If you don’t document it you will let it slide. You’ll make excuses and give yourself more time, and before you know it you’ll be running a business that sort of does okay but in reality has just absorbed years of your life where you could have soared doing something different.
If you study the histories of very successful people you’ll see they tend to have one thing in common — failure. Every self-made millionaire I’ve met has first hand experience of bankruptcy, and most successful business owners have at least one failed enterprise in their past.
the secret of our success
At OneMethod we’re often asked for the secret of our success. Truth be told, the more relevant question would reveal the secret of our failures. Don’t be afraid to take risks, even if that means pissing someone off. Obviously we don’t condone any form aggression, passive or otherwise — bullying is simply unacceptable, but the work of both creatives and entrepreneurs requires a courage to be bold in flavour. Being meh to everyone, is a one way road to mediocrity.

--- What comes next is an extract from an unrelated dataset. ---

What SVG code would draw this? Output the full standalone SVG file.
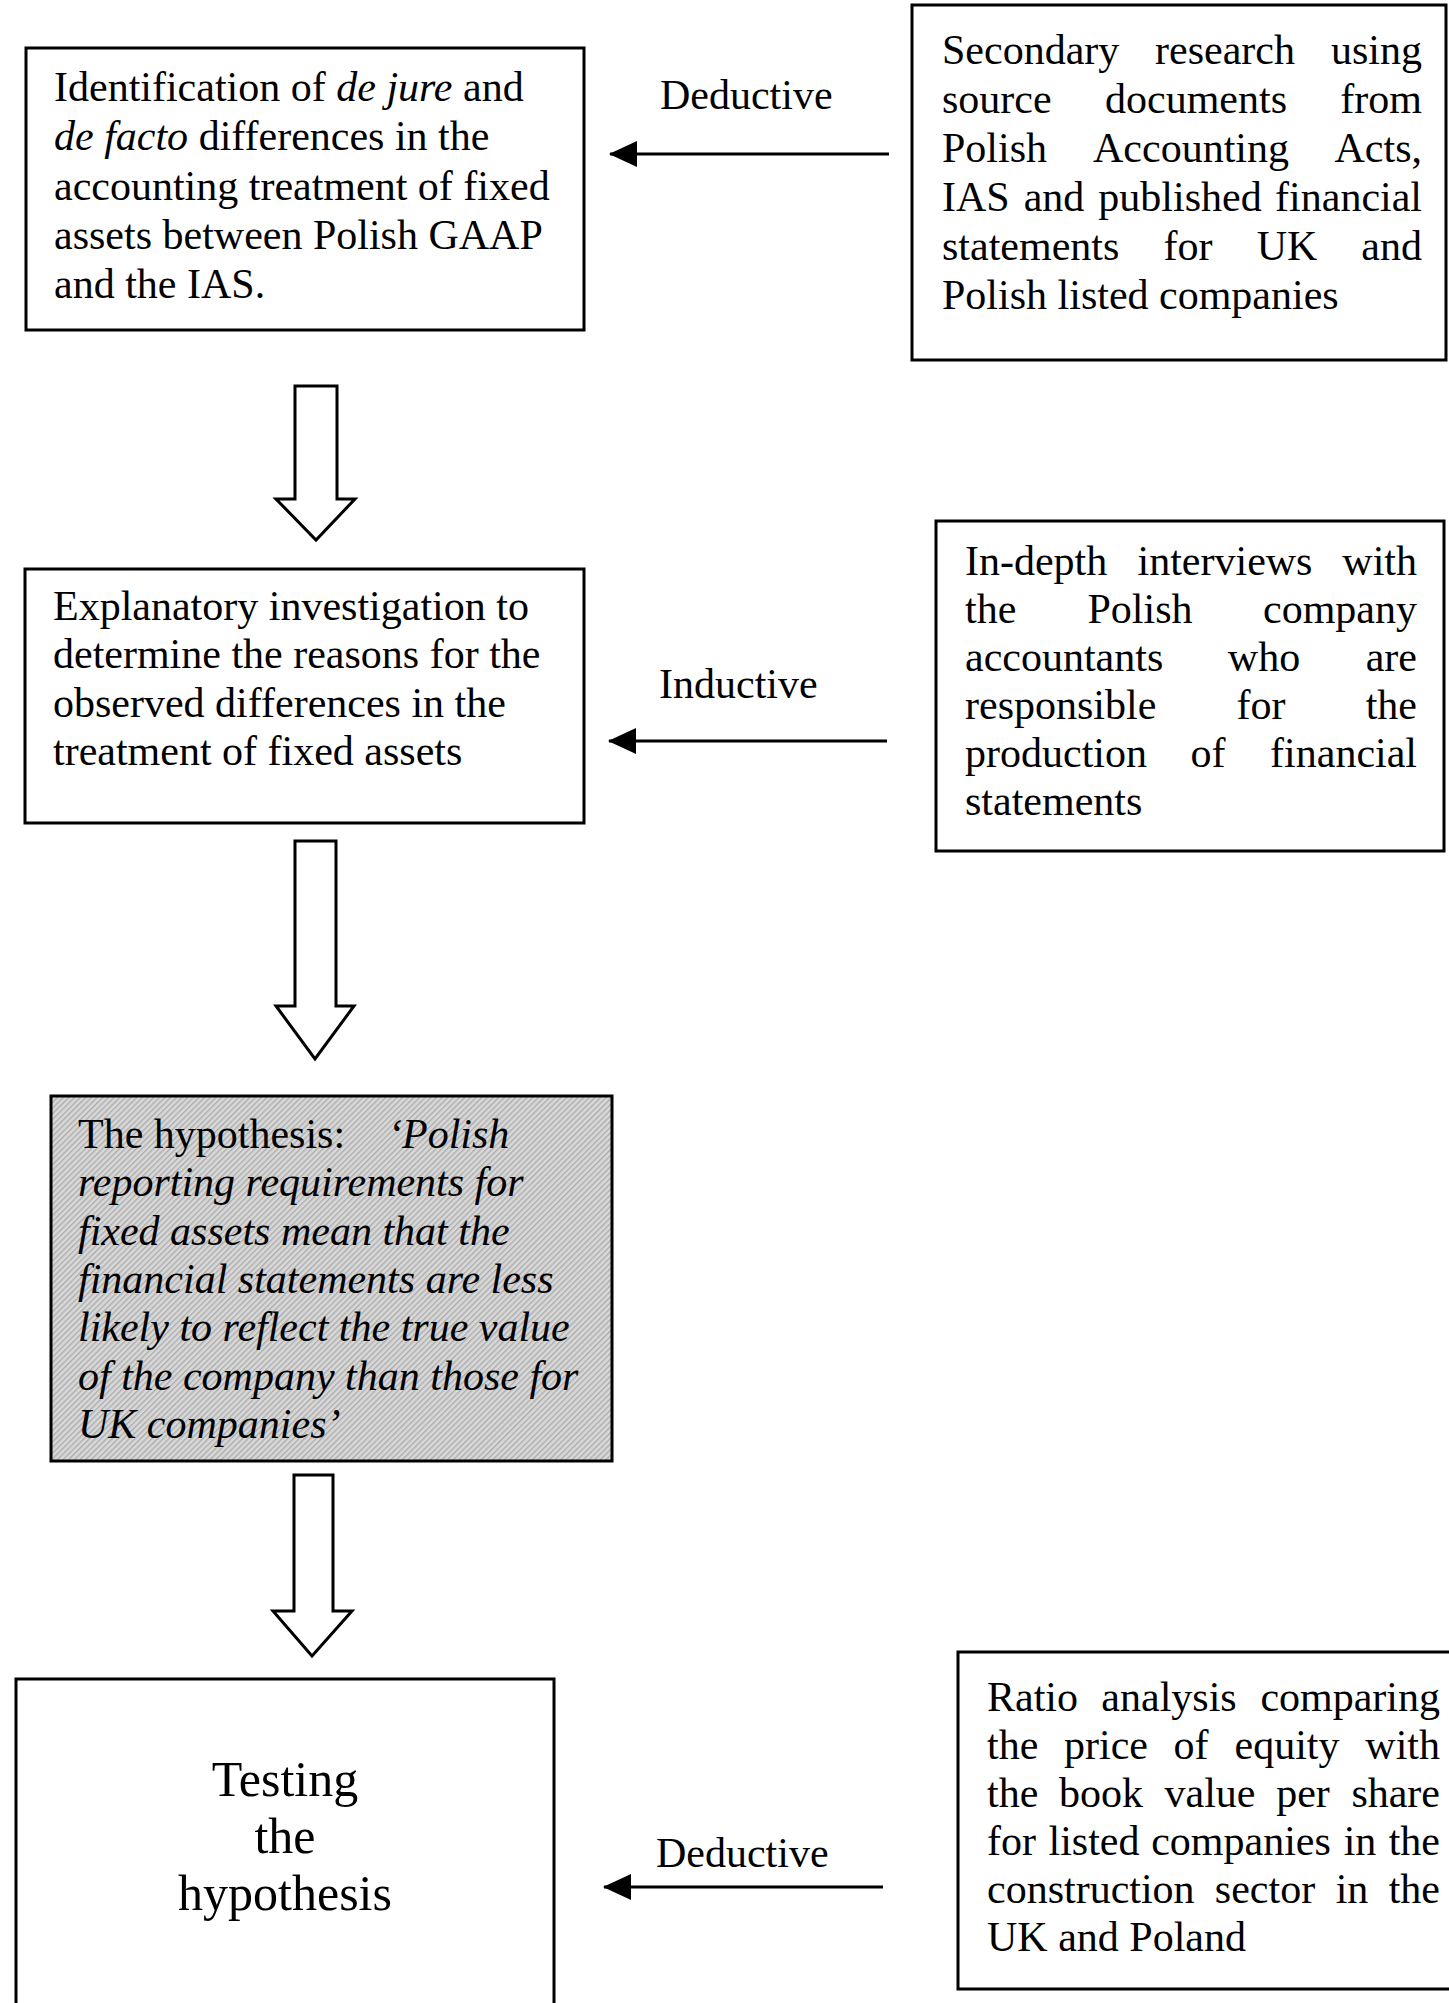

I distinctly remember taking a potential new client out for dinner to Home of the Brave. Those of you that are paying attention will be aware that OneMethod and Home of the Brave are somewhat connected, providing us with an opportunity to impress the hell out of these guys.
Much to the chagrin of his colleagues, the big-boss-man we were trying to impress asked for his steak to be cooked well done. This travesty was avoided when it was explained to him that they would not ruin such a great cut of beef by overcooking it — the steak would be cooked a perfect medium-rare. More used to the sycophantic service of The Keg, the refusal to do the wrong thing came as a surprise to our guests, but sometimes you just have to take a stand.
And that right there is the secret of our success (and failures) — never settle. Fight to do the right thing, even if it means upsetting someone along the way. If you try to be everything to everyone, the resulting mediocrity will make you nothing to anyone.